According to Forbes, organizations are expected to invest $1.3 trillion (USD) in digital transformation initiatives this year. However, research points to the fact that 70% of these digital transformation initiatives will fail. The problem is that companies aren’t actually transforming, instead they are only attempting to transform by wedging new mobile applications, engagement layers, or channels on old and brittle infrastructure. Frankly, this is not transformation, this is stagnation.
Here are some of the most common and expensive mistakes that send well-intentioned digital projects to their doom.
1 You’re not investing in experiences that customers really want
Successful digital transformation projects aren’t built around shiny objects. They deliver true value to customers. Approach transformation from the customer’s point of view. What will truly fill a need, delight and support a customer along the buyer journey? Use both quantitative and qualitative methods to formulate and validate your hypothesis:
- Customer surveys
- Customer journeys
- Proof of concept before a larger rollout
2 You’re not planning for requirements
Failing to plan carries the opportunity cost of delayed or abandoned projects, which translates to lost customer sales while giving your competitors time to get ahead.
Define your project requirements, customer journeys and flows. Understand and anticipate necessary integrations. These details should be nailed down before you start to build to avoid mid-implementation changes and issues that can derail your effort.
3 You’re constricted with technology
Traditional, single-stack ecommerce solutions are coupled, meaning the front-end presentation layer and back-end infrastructure (the “stack”) are unified. This creates several technical issues and business limitations.
- High risk. With single-stack architecture, you can’t modify business logic without updating and redeploying the entire application. Over time, convoluted integrations and customizations make the whole application “brittle.” Even small coding errors can interrupt or bring down the system. Single-stack architectures amplify the problem due to the challenges in isolation testing.
- Difficult to scale. The pieces of a single-stack commerce engine share code, databases and memory. Separating out pieces that consume a lot of bandwidth or otherwise drag performance is a challenge. If traffic or consumption spikes, you must run more instances of your entire application, which can result in paying for additional licenses, hardware or hosting, or paying higher fees to your SaaS vendor. Some services and databases don’t scale at all, leading to suboptimal outcomes and failed projects.
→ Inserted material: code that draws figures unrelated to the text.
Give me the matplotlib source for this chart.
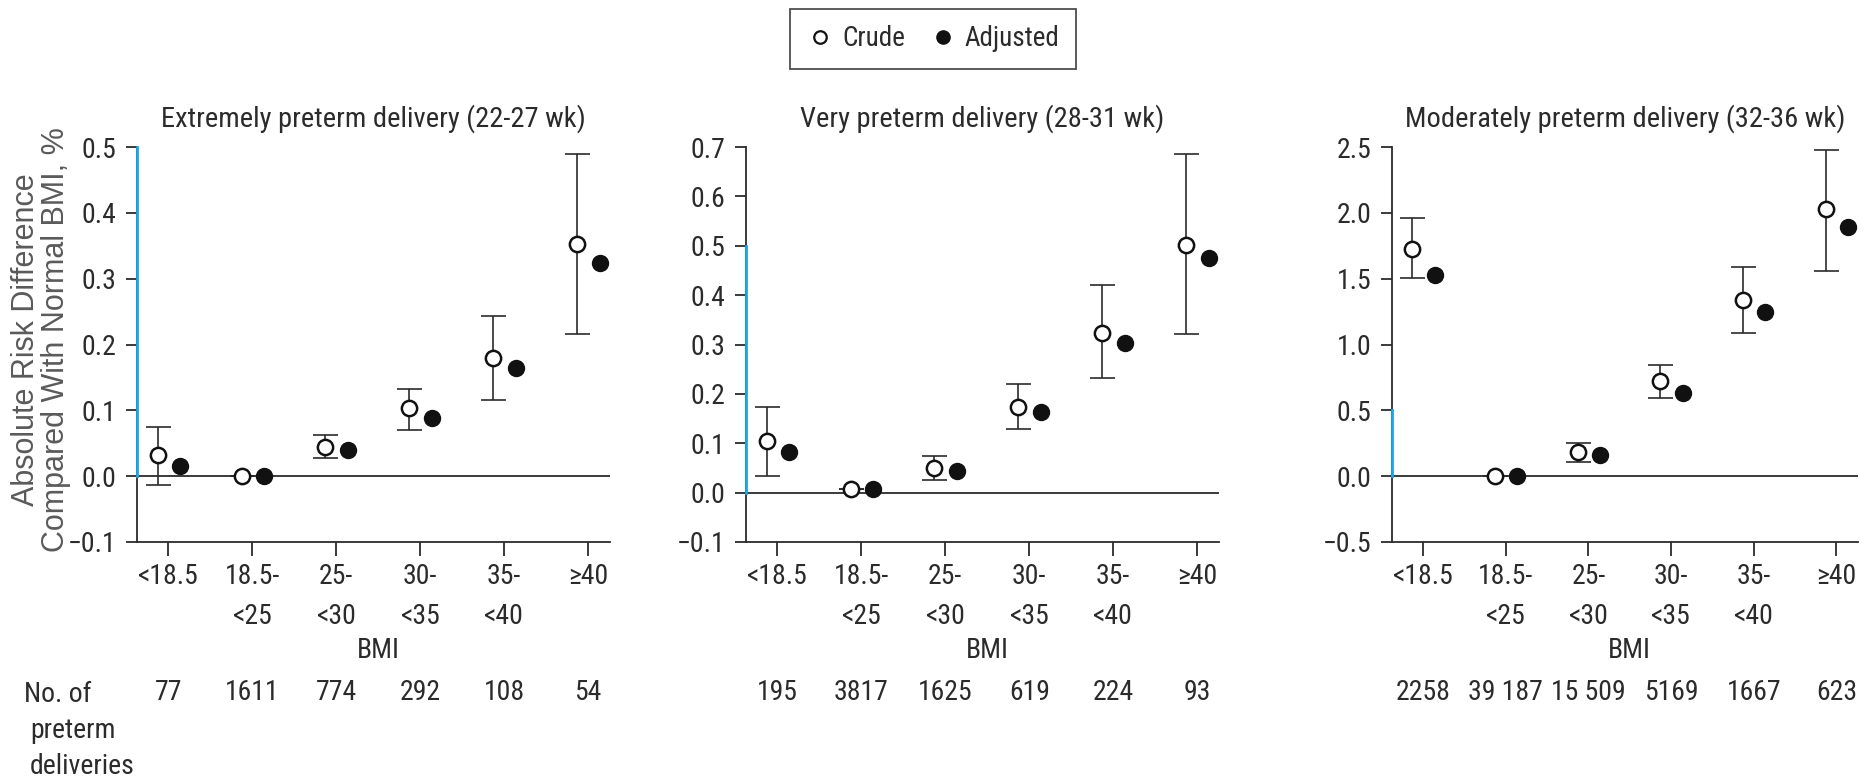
import matplotlib

matplotlib.use("Agg")
import matplotlib.pyplot as plt
import matplotlib.transforms as mtransforms
from matplotlib.lines import Line2D

plt.rcParams["font.family"] = ["Roboto Condensed", "DejaVu Sans"]

# ---- data ----
bmi_labels = ["<18.5", "18.5-\n<25", "25-\n<30", "30-\n<35", "35-\n<40", "\u226540"]
titles = [
    "Extremely preterm delivery (22-27 wk)",
    "Very preterm delivery (28-31 wk)",
    "Moderately preterm delivery (32-36 wk)",
]

extreme_crude = [0.032, 0.0, 0.045, 0.103, 0.180, 0.353]
extreme_low = [-0.014, 0.0, 0.028, 0.070, 0.115, 0.216]
extreme_high = [0.074, 0.0, 0.062, 0.133, 0.244, 0.489]
extreme_adj = [0.016, 0.0, 0.040, 0.089, 0.165, 0.324]
extreme_n = ["77", "1611", "774", "292", "108", "54"]

very_crude = [0.104, 0.007, 0.049, 0.174, 0.324, 0.502]
very_low = [0.034, 0.007, 0.026, 0.129, 0.233, 0.321]
very_high = [0.174, 0.007, 0.074, 0.220, 0.421, 0.685]
very_adj = [0.083, 0.007, 0.044, 0.164, 0.303, 0.475]
very_n = ["195", "3817", "1625", "619", "224", "93"]

moderate_crude = [1.728, 0.0, 0.180, 0.721, 1.336, 2.027]
moderate_low = [1.506, 0.0, 0.104, 0.590, 1.091, 1.556]
moderate_high = [1.961, 0.0, 0.253, 0.848, 1.589, 2.480]
moderate_adj = [1.531, 0.0, 0.159, 0.635, 1.248, 1.890]
moderate_n = ["2258", "39 187", "15 509", "5169", "1667", "623"]

panels = [
    (extreme_crude, extreme_low, extreme_high, extreme_adj, extreme_n, (-0.1, 0.5), 0.1),
    (very_crude, very_low, very_high, very_adj, very_n, (-0.1, 0.7), 0.1),
    (moderate_crude, moderate_low, moderate_high, moderate_adj, moderate_n, (-0.5, 2.5), 0.5),
]

# ---- layout ----
W, H = 1868, 779
fig = plt.figure(figsize=(W / 100, H / 100), dpi=100)
ink = "#2b2b2b"
blue = "#1aa7e8"
fs = 20
lefts = [137, 746, 1392]
widths = [473, 473, 466]
bottom = 1 - 542 / H
height = (542 - 147) / H

for i, (crude, low, high, adj, counts, ylim, step) in enumerate(panels):
    ax = fig.add_axes([lefts[i] / W, bottom, widths[i] / W, height])
    x = list(range(len(bmi_labels)))
    xc = [v - 0.13 for v in x]
    xa = [v + 0.14 for v in x]
    yerr = [[c - l for c, l in zip(crude, low)], [h - c for c, h in zip(crude, high)]]

    ax.axhline(0, color=ink, linewidth=1.3, zorder=1)
    ax.errorbar(xc, crude, yerr=yerr, fmt="none", ecolor=ink, elinewidth=1.2, capsize=9, capthick=1.2, zorder=2)
    ax.plot(xc, crude, "o", ms=11, mfc="white", mec="#111111", mew=1.8, zorder=3, clip_on=False)
    ax.plot(xa, adj, "o", ms=11.5, mfc="#111111", mec="#111111", zorder=3, clip_on=False)

    ax.set_xlim(-0.375, 5.26)
    ax.set_ylim(*ylim)
    n_ticks = int(round((ylim[1] - ylim[0]) / step)) + 1
    yticks = [ylim[0] + k * step for k in range(n_ticks)]
    ax.set_yticks(yticks)
    ax.set_yticklabels([f"{t:.1f}".replace("-", "\u2212") for t in yticks], fontsize=fs, color=ink)
    ax.set_xticks(x)
    ax.set_xticklabels(bmi_labels, fontsize=fs, color=ink, linespacing=1.65)

    for side in ("top", "right"):
        ax.spines[side].set_visible(False)
    for side in ("left", "bottom"):
        ax.spines[side].set_color(ink)
        ax.spines[side].set_linewidth(1.3)
    ax.tick_params(axis="y", length=8, width=1.3, color=ink, pad=7)
    ax.tick_params(axis="x", length=10, width=1.3, color=ink, pad=5)

    # cyan stretch of the y axis between 0 and 0.5
    ax.plot([0, 0], [0, 0.5], transform=ax.get_yaxis_transform(), color=blue,
            linewidth=2.0, clip_on=False, zorder=4)
    for t, tick in zip(yticks, ax.yaxis.get_major_ticks()):
        if -1e-9 <= t <= 0.5 + 1e-9:
            tick.tick1line.set_color(blue)

    ax.set_title(titles[i], fontsize=20.5, color=ink, pad=15)

    trans = mtransforms.blended_transform_factory(ax.transData, fig.transFigure)
    ax.text(2.5, 1 - 650 / H, "BMI", transform=trans, ha="center", va="center", fontsize=fs, color=ink)
    for xi, c in zip(x, counts):
        ax.text(xi, 1 - 693 / H, c, transform=trans, ha="center", va="center", fontsize=fs, color=ink)

fig.text(24 / W, 1 - 694 / H, "No. of", ha="left", va="center", fontsize=fs, color=ink)
fig.text(30 / W, 1 - 731 / H, "preterm", ha="left", va="center", fontsize=fs, color=ink)
fig.text(30 / W, 1 - 767 / H, "deliveries", ha="left", va="center", fontsize=fs, color=ink)

fig.text(41 / W, 1 - 340 / H, "Absolute Risk Difference\nCompared With Normal BMI, %",
         rotation=90, ha="center", va="center", fontsize=22, color="#5a5a5a",
         family=["Liberation Sans", "DejaVu Sans"], linespacing=1.0)

handles = [
    Line2D([], [], marker="o", linestyle="none", ms=9, mfc="white", mec="#111111", mew=1.6),
    Line2D([], [], marker="o", linestyle="none", ms=9.5, mfc="#111111", mec="#111111"),
]
leg = fig.legend(handles, ["Crude", "Adjusted"], loc="center", bbox_to_anchor=(933 / W, 1 - 39 / H),
                 ncol=2, fontsize=19.5, frameon=True, fancybox=False, handletextpad=0.3,
                 columnspacing=0.9, handlelength=1.0, borderpad=0.6)
leg.get_frame().set_edgecolor("#222222")
leg.get_frame().set_linewidth(1.3)
for text in leg.get_texts():
    text.set_color(ink)

fig.savefig("out.png", dpi=100)
plt.close(fig)
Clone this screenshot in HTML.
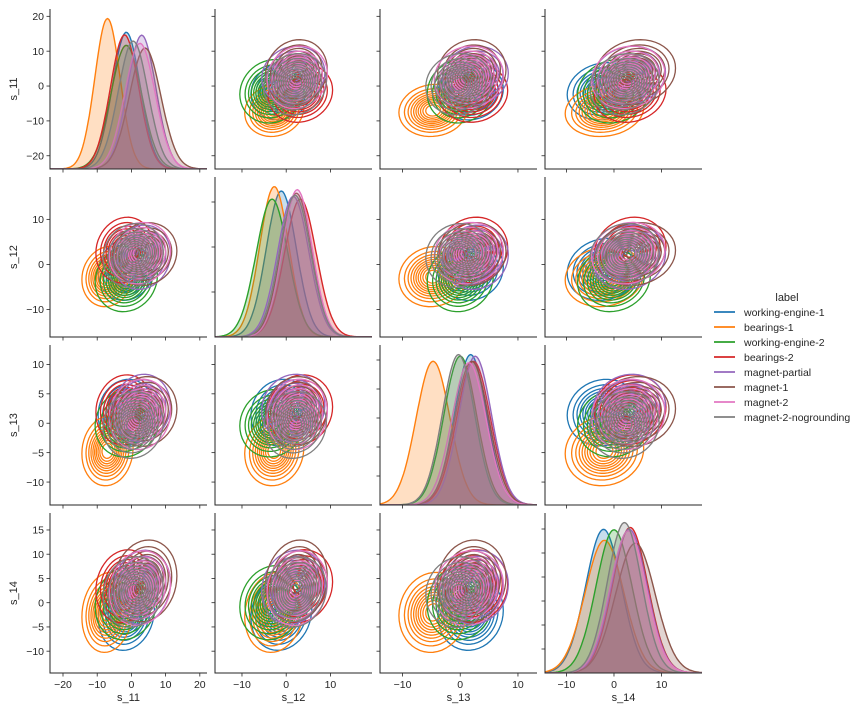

- Stifles innovation. Hardwiring new touchpoints to a legacy system keeps you shackled to the version you’re using at the beginning of your project, and can prevent you from integrating newer, best-of-breed tech in the future.
That’s why top brands are abandoning siloed, single-stacks for more flexible headless commerce solutions.
With headless commerce the business layer and the presentation layer are decoupled from each other.
- Flexibility. Headless commerce allows you to deliver customer experiences the way you want, without requiring back-end development.
- Stability. Development teams can work independently, without affecting other teams’ code or release schedules. They can focus on key areas like system security, availability, and auditability. Leaving the underlying code untouched ensures a stable platform that can be easily upgraded in the future.
- Agility. Front-end teams are able to adapt and make changes rapidly and fluidly. When a new front-end technology arrives, the impact of experimenting on it has minimal effect on the entire system. Agility is no longer a “nice-to-have” but now is very much a “must-have” for businesses to survive and flourish.
There comes a point when you need to stop adding to legacy or homegrown systems – it becomes too restrictive, arduous and expensive – and for most organizations, that time is now.